— start THE RECORDS —
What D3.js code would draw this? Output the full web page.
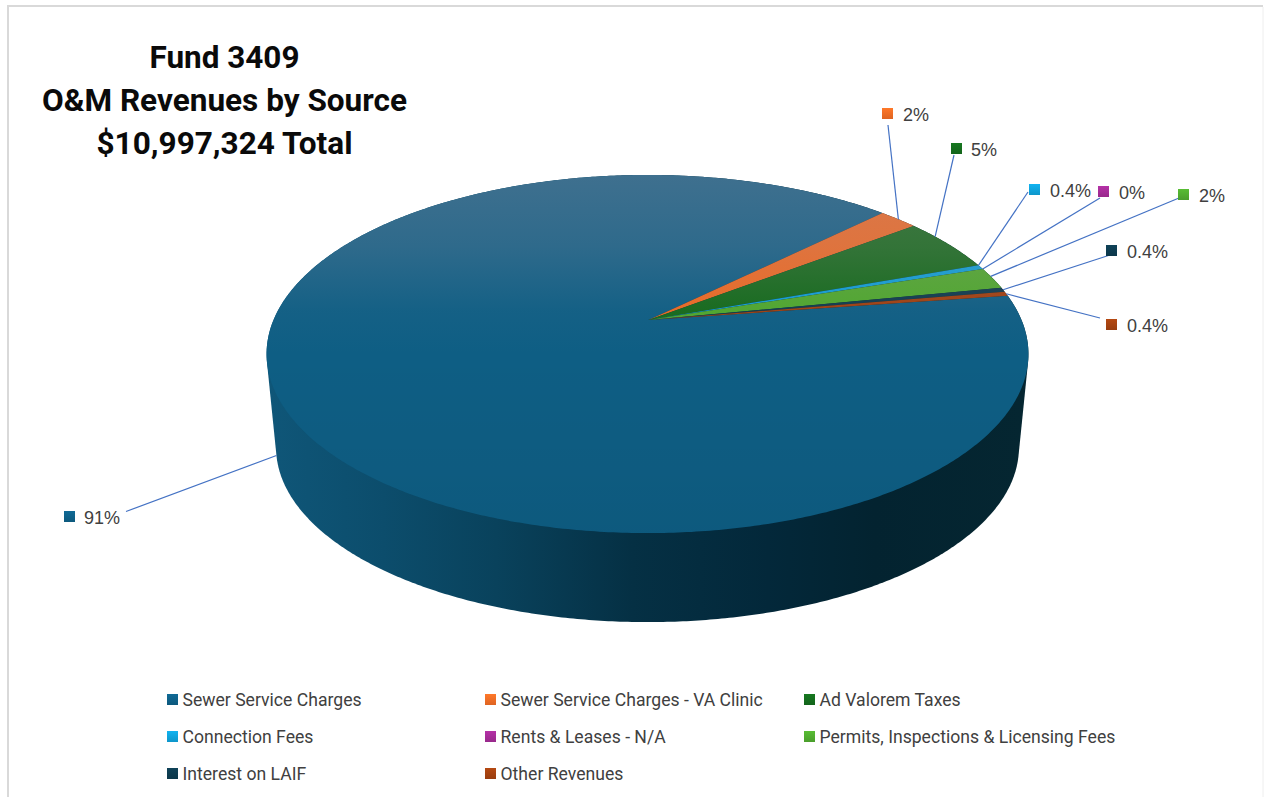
<!DOCTYPE html>
<html>
<head>
<meta charset="utf-8">
<script src="https://cdn.jsdelivr.net/npm/d3@7/dist/d3.min.js"></script>
<style>
html,body{margin:0;padding:0;background:#fff;overflow:hidden}
svg{display:block}
</style>
</head>
<body>
<svg id="chart" width="1266" height="797"></svg>
<script>
// Revenue sources and their shares of the fund total, in percent
const categories = ["Sewer Service Charges","Sewer Service Charges - VA Clinic","Ad Valorem Taxes","Connection Fees","Rents & Leases - N/A","Permits, Inspections & Licensing Fees","Interest on LAIF","Other Revenues"];
const shares = [91, 2, 5, 0.4, 0, 2, 0.4, 0.4];
const shareLabels = ["91%","2%","5%","0.4%","0%","2%","0.4%","0.4%"];
const sliceColors = ["#0E5E84","#EA6A24","#146A1C","#0F9ED5","#A02B93","#4EA72E","#0D3A4E","#A04010"];
const titleLines = ["Fund 3409","O&M Revenues by Source","$10,997,324 Total"];

// Perspective pie geometry: a tilted disc whose centre projects above the ellipse centre
const cx = 647.5, apexX = 648.5, apexY = 320, radius = 374, tilt = 0.19, ySlope = -111.8;
const depthScale = 0.975, faceMidY = 354, baseMidY = 447.5;

const project = a => {
  const u = Math.sin(a), v = Math.cos(a), w = 1 + tilt * v;
  return [cx + radius * u / w, (apexY + ySlope * v) / w];
};
const projectBase = a => {
  const [x, y] = project(a);
  return [cx + depthScale * (x - cx), baseMidY + depthScale * (y - faceMidY)];
};

const pie = d3.pie().sort(null).startAngle(81.7 * Math.PI / 180).endAngle((81.7 + 360) * Math.PI / 180);
const arcs = pie(shares);
const line = d3.line();
const rimSteps = d3.range(0, 721).map(i => i / 720 * 2 * Math.PI);

const svg = d3.select("#chart");
const defs = svg.append("defs");

// Shaded wall of the disc: dark toward the right-hand side
const wallGrad = defs.append("linearGradient").attr("id","wall").attr("gradientUnits","userSpaceOnUse")
  .attr("x1",270).attr("x2",1025).attr("y1",0).attr("y2",0);
[[0,"#0f5678"],[0.15,"#0c4d6c"],[0.3,"#09425c"],[0.48,"#053044"],[0.66,"#03283a"],[0.8,"#032330"],[1,"#052631"]]
  .forEach(([o,c]) => wallGrad.append("stop").attr("offset",o).attr("stop-color",c));

// Light falloff across the top face
const sheen = defs.append("linearGradient").attr("id","sheen").attr("gradientUnits","userSpaceOnUse")
  .attr("x1",0).attr("x2",0).attr("y1",175).attr("y2",533);
[[0,"#b09aa8",0.3],[0.2,"#b09aa8",0.2],[0.38,"#b09aa8",0.04],[0.5,"#b09aa8",0],[0.5,"#000",0],[1,"#000",0.05]]
  .forEach(([o,c,a]) => sheen.append("stop").attr("offset",o).attr("stop-color",c).attr("stop-opacity",a));

// Small vertical gradient for each key swatch
sliceColors.forEach((c,i) => {
  const g = defs.append("linearGradient").attr("id","key"+i).attr("x1",0).attr("x2",0).attr("y1",0).attr("y2",1);
  g.append("stop").attr("offset",0).attr("stop-color",d3.color(c).brighter(0.35));
  g.append("stop").attr("offset",1).attr("stop-color",d3.color(c).darker(0.15));
});

// Frame
svg.append("path").attr("d","M8,797V6H1263").attr("fill","none").attr("stroke","#d9d9d9").attr("stroke-width",2);
svg.append("path").attr("d","M1263,7V797").attr("fill","none").attr("stroke","#eeeeee").attr("stroke-width",1);

// Title
svg.append("g").selectAll("text").data(titleLines).join("text")
  .attr("x",224.5).attr("y",(d,i)=>[68,111,154][i])
  .attr("text-anchor","middle")
  .attr("font-family","Roboto").attr("font-weight",700).attr("font-size",31)
  .attr("textLength",(d,i)=>[150,365,256][i]).attr("lengthAdjust","spacingAndGlyphs")
  .attr("fill","#0a0a0a").text(d=>d);

// Wall: hull of the upper and lower rims
const hull = d3.polygonHull(rimSteps.map(project).concat(rimSteps.map(projectBase)));
svg.append("path").attr("d",line(hull)+"Z").attr("fill","url(#wall)");

// Top face slices
const wedge = d => {
  const n = Math.max(2, Math.ceil((d.endAngle - d.startAngle) / 0.01));
  const rim = d3.range(n + 1).map(i => project(d.startAngle + (d.endAngle - d.startAngle) * i / n));
  return line([[apexX, apexY], ...rim]) + "Z";
};
svg.append("g").selectAll("path").data(arcs.filter(d=>d.value>0)).join("path")
  .attr("d",wedge)
  .attr("fill",d=>sliceColors[d.index]);
svg.append("path").attr("d",line(rimSteps.map(project))+"Z").attr("fill","url(#sheen)");

// Callouts: swatch corner and the point where each leader line leaves it
const calloutAt = [[64,511,126,511.5],[882,108,888,125],[951,143,954,155],[1029,184,1028,192],[1098,186,1100,198],[1178,189,1179,198],[1106,245,1110,255],[1106,319,1100,318]];
const calloutGap = [20,21,20,21,21,21,21,21];
// How far along each slice its leader line lands on the rim
const leaderShare = [0.54,0.5,0.3,0,0,0.4,0.5,0.5];
const anchor = d => {
  const a = d.startAngle + (d.endAngle - d.startAngle) * leaderShare[d.index];
  return d.index === 0 ? projectBase(a) : project(a);
};
const callouts = svg.append("g").selectAll("g").data(arcs).join("g");
callouts.append("line")
  .attr("x1",d=>anchor(d)[0]).attr("y1",d=>anchor(d)[1])
  .attr("x2",d=>calloutAt[d.index][2]).attr("y2",d=>calloutAt[d.index][3])
  .attr("stroke","#4472c4").attr("stroke-width",1.2);
callouts.append("rect")
  .attr("x",d=>calloutAt[d.index][0]).attr("y",d=>calloutAt[d.index][1])
  .attr("width",11).attr("height",11).attr("fill",d=>`url(#key${d.index})`);
callouts.append("text")
  .attr("x",d=>calloutAt[d.index][0]+calloutGap[d.index]).attr("y",d=>calloutAt[d.index][1]+12.5)
  .attr("font-family","Liberation Sans").attr("font-size",18).attr("fill","#404040")
  .text(d=>shareLabels[d.index]);

// Legend, three columns wide
const legendX = [167,485,804], legendY = [700,737,774];
const legend = svg.append("g").selectAll("g").data(categories).join("g")
  .attr("transform",(d,i)=>`translate(${legendX[i%3]},${legendY[Math.floor(i/3)]})`);
legend.append("rect").attr("x",0).attr("y",-6).attr("width",11).attr("height",11)
  .attr("fill",(d,i)=>`url(#key${i})`);
legend.append("text").attr("x",15.5).attr("y",6)
  .attr("font-family","Roboto").attr("font-size",17.6).attr("fill","#404040")
  .text(d=>d);
</script>
</body>
</html>
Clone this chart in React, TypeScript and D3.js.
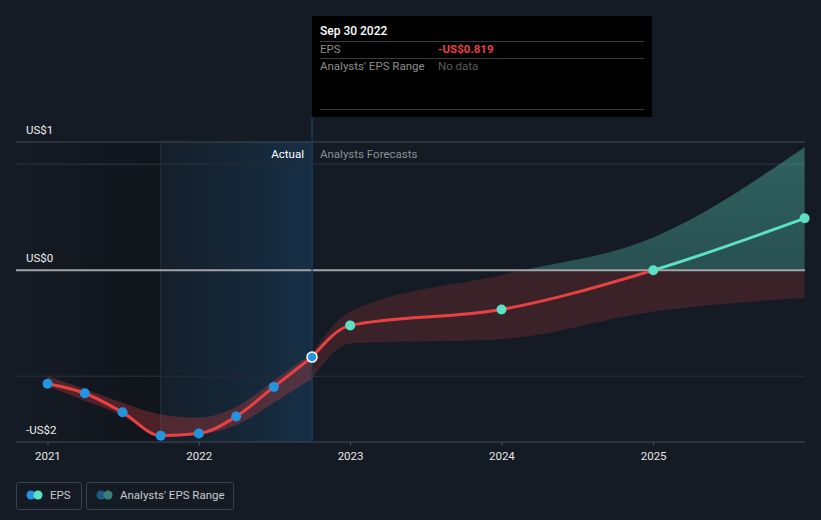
— end THE RECORDS —
The entries above are to be returned exactly, without their pictures.

OUTPUT OF THE TASK:
What D3.js code would draw this? Output the full web page.
<!DOCTYPE html>
<html>
<head>
<meta charset="utf-8">
<script src="https://cdn.jsdelivr.net/npm/d3@7/dist/d3.min.js"></script>
<style>
html,body{margin:0;padding:0;background:#fff;overflow:hidden}
svg{display:block}
</style>
</head>
<body>
<svg id="chart" width="1266" height="797"></svg>
<script>
// Revenue sources and their shares of the fund total, in percent
const categories = ["Sewer Service Charges","Sewer Service Charges - VA Clinic","Ad Valorem Taxes","Connection Fees","Rents & Leases - N/A","Permits, Inspections & Licensing Fees","Interest on LAIF","Other Revenues"];
const shares = [91, 2, 5, 0.4, 0, 2, 0.4, 0.4];
const shareLabels = ["91%","2%","5%","0.4%","0%","2%","0.4%","0.4%"];
const sliceColors = ["#0E5E84","#EA6A24","#146A1C","#0F9ED5","#A02B93","#4EA72E","#0D3A4E","#A04010"];
const titleLines = ["Fund 3409","O&M Revenues by Source","$10,997,324 Total"];

// Perspective pie geometry: a tilted disc whose centre projects above the ellipse centre
const cx = 647.5, apexX = 648.5, apexY = 320, radius = 374, tilt = 0.19, ySlope = -111.8;
const depthScale = 0.975, faceMidY = 354, baseMidY = 447.5;

const project = a => {
  const u = Math.sin(a), v = Math.cos(a), w = 1 + tilt * v;
  return [cx + radius * u / w, (apexY + ySlope * v) / w];
};
const projectBase = a => {
  const [x, y] = project(a);
  return [cx + depthScale * (x - cx), baseMidY + depthScale * (y - faceMidY)];
};

const pie = d3.pie().sort(null).startAngle(81.7 * Math.PI / 180).endAngle((81.7 + 360) * Math.PI / 180);
const arcs = pie(shares);
const line = d3.line();
const rimSteps = d3.range(0, 721).map(i => i / 720 * 2 * Math.PI);

const svg = d3.select("#chart");
const defs = svg.append("defs");

// Shaded wall of the disc: dark toward the right-hand side
const wallGrad = defs.append("linearGradient").attr("id","wall").attr("gradientUnits","userSpaceOnUse")
  .attr("x1",270).attr("x2",1025).attr("y1",0).attr("y2",0);
[[0,"#0f5678"],[0.15,"#0c4d6c"],[0.3,"#09425c"],[0.48,"#053044"],[0.66,"#03283a"],[0.8,"#032330"],[1,"#052631"]]
  .forEach(([o,c]) => wallGrad.append("stop").attr("offset",o).attr("stop-color",c));

// Light falloff across the top face
const sheen = defs.append("linearGradient").attr("id","sheen").attr("gradientUnits","userSpaceOnUse")
  .attr("x1",0).attr("x2",0).attr("y1",175).attr("y2",533);
[[0,"#b09aa8",0.3],[0.2,"#b09aa8",0.2],[0.38,"#b09aa8",0.04],[0.5,"#b09aa8",0],[0.5,"#000",0],[1,"#000",0.05]]
  .forEach(([o,c,a]) => sheen.append("stop").attr("offset",o).attr("stop-color",c).attr("stop-opacity",a));

// Small vertical gradient for each key swatch
sliceColors.forEach((c,i) => {
  const g = defs.append("linearGradient").attr("id","key"+i).attr("x1",0).attr("x2",0).attr("y1",0).attr("y2",1);
  g.append("stop").attr("offset",0).attr("stop-color",d3.color(c).brighter(0.35));
  g.append("stop").attr("offset",1).attr("stop-color",d3.color(c).darker(0.15));
});

// Frame
svg.append("path").attr("d","M8,797V6H1263").attr("fill","none").attr("stroke","#d9d9d9").attr("stroke-width",2);
svg.append("path").attr("d","M1263,7V797").attr("fill","none").attr("stroke","#eeeeee").attr("stroke-width",1);

// Title
svg.append("g").selectAll("text").data(titleLines).join("text")
  .attr("x",224.5).attr("y",(d,i)=>[68,111,154][i])
  .attr("text-anchor","middle")
  .attr("font-family","Roboto").attr("font-weight",700).attr("font-size",31)
  .attr("textLength",(d,i)=>[150,365,256][i]).attr("lengthAdjust","spacingAndGlyphs")
  .attr("fill","#0a0a0a").text(d=>d);

// Wall: hull of the upper and lower rims
const hull = d3.polygonHull(rimSteps.map(project).concat(rimSteps.map(projectBase)));
svg.append("path").attr("d",line(hull)+"Z").attr("fill","url(#wall)");

// Top face slices
const wedge = d => {
  const n = Math.max(2, Math.ceil((d.endAngle - d.startAngle) / 0.01));
  const rim = d3.range(n + 1).map(i => project(d.startAngle + (d.endAngle - d.startAngle) * i / n));
  return line([[apexX, apexY], ...rim]) + "Z";
};
svg.append("g").selectAll("path").data(arcs.filter(d=>d.value>0)).join("path")
  .attr("d",wedge)
  .attr("fill",d=>sliceColors[d.index]);
svg.append("path").attr("d",line(rimSteps.map(project))+"Z").attr("fill","url(#sheen)");

// Callouts: swatch corner and the point where each leader line leaves it
const calloutAt = [[64,511,126,511.5],[882,108,888,125],[951,143,954,155],[1029,184,1028,192],[1098,186,1100,198],[1178,189,1179,198],[1106,245,1110,255],[1106,319,1100,318]];
const calloutGap = [20,21,20,21,21,21,21,21];
// How far along each slice its leader line lands on the rim
const leaderShare = [0.54,0.5,0.3,0,0,0.4,0.5,0.5];
const anchor = d => {
  const a = d.startAngle + (d.endAngle - d.startAngle) * leaderShare[d.index];
  return d.index === 0 ? projectBase(a) : project(a);
};
const callouts = svg.append("g").selectAll("g").data(arcs).join("g");
callouts.append("line")
  .attr("x1",d=>anchor(d)[0]).attr("y1",d=>anchor(d)[1])
  .attr("x2",d=>calloutAt[d.index][2]).attr("y2",d=>calloutAt[d.index][3])
  .attr("stroke","#4472c4").attr("stroke-width",1.2);
callouts.append("rect")
  .attr("x",d=>calloutAt[d.index][0]).attr("y",d=>calloutAt[d.index][1])
  .attr("width",11).attr("height",11).attr("fill",d=>`url(#key${d.index})`);
callouts.append("text")
  .attr("x",d=>calloutAt[d.index][0]+calloutGap[d.index]).attr("y",d=>calloutAt[d.index][1]+12.5)
  .attr("font-family","Liberation Sans").attr("font-size",18).attr("fill","#404040")
  .text(d=>shareLabels[d.index]);

// Legend, three columns wide
const legendX = [167,485,804], legendY = [700,737,774];
const legend = svg.append("g").selectAll("g").data(categories).join("g")
  .attr("transform",(d,i)=>`translate(${legendX[i%3]},${legendY[Math.floor(i/3)]})`);
legend.append("rect").attr("x",0).attr("y",-6).attr("width",11).attr("height",11)
  .attr("fill",(d,i)=>`url(#key${i})`);
legend.append("text").attr("x",15.5).attr("y",6)
  .attr("font-family","Roboto").attr("font-size",17.6).attr("fill","#404040")
  .text(d=>d);
</script>
</body>
</html>
Clone this chart in React, TypeScript and D3.js.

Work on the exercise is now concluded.